Since there are so many different ways we can specify a mixed effects model (different random intercepts and slopes, different correlation structures, different levels of groups, etc.), it’s important to think about how we decide between different specifications. The simplest way is to perform a likelihood ratio test with the anova()
function. Fit a regular linear model with the same fixed effects as one of your multilevel models and compare the two; remember to list the unrestricted model first!
mod_lm <- lm(vote ~ population + region, data = dat)
anova(mod_lme4, mod_lm)
## Data: dat
## Models:
## mod_lm: vote ~ population + region
## mod_lme4: vote ~ population + region + (1 | year)
## Df AIC BIC logLik deviance Chisq Chi Df Pr(>Chisq)
## mod_lm 6 3365 3390 -1676 3353
## mod_lme4 7 3331 3360 -1658 3317 35.9 1 2e-09 ***
## ---
## Signif. codes: 0 '***' 0.001 '**' 0.01 '*' 0.05 '.' 0.1 ' ' 1
Our unrestricted model is more likely to have generated the data than our restricted one, so we should definitely be fitting some type of multilevel model to these data. However,
## parametric bootstrap of likelihood ratio test
lme.boot <- function(model_r, model_ur){
new_y <<- simulate(model_r, 1)[[1]] # simulate data according to null DGP
restricted_dev <- -2 * logLik(update(model_r, new_y ~ .))
unrestricted_dev <- -2 * logLik(update(model_ur, new_y ~ .))
return(restricted_dev - unrestricted_dev) # LRT under null
}
## 100 bootstraps
boot_dev_nre <- replicate(100, expr = lme.boot(mod_lm, mod_lme4))
## the boostrapped approximation: (this is preferred)
test_stat <- -2 * logLik(mod_lm) - -2 * logLik(mod_lme4)
mean(boot_dev_nre > test_stat) #approximate p-value
## [1] 0
Not a single bootstrapped likelihood ratio test is greater than our test statistic, so once again our unrestricted model better fits the data than the restricted one. Let’s try comparing the first order autoregressive correlation model with the heteroskedastic model.
## 100 bootstraps
boot_dev_nre <- replicate(100, expr = lme.boot(mod2, mod3))

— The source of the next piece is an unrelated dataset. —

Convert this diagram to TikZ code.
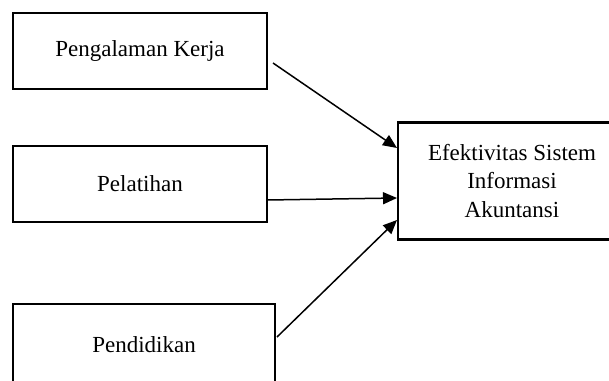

## Error in simulate.lme(model_r, 1): models with "corStruct" and/or "varFunc" objects not allowed
Unfortunately simulate.lme()
doesn’t allow us to simulate outcomes from models with corStruct()
correlation structures, so we have to try another option.
anova(mod3, mod2)
## Model df AIC BIC logLik Test L.Ratio p-value
## mod3 1 8 3325 3359 -1654
## mod2 2 7 3327 3357 -1657 1 vs 2 4.2 0.041
Our unrestricted AR1 model is statistically more likely than the heteroskedastic model.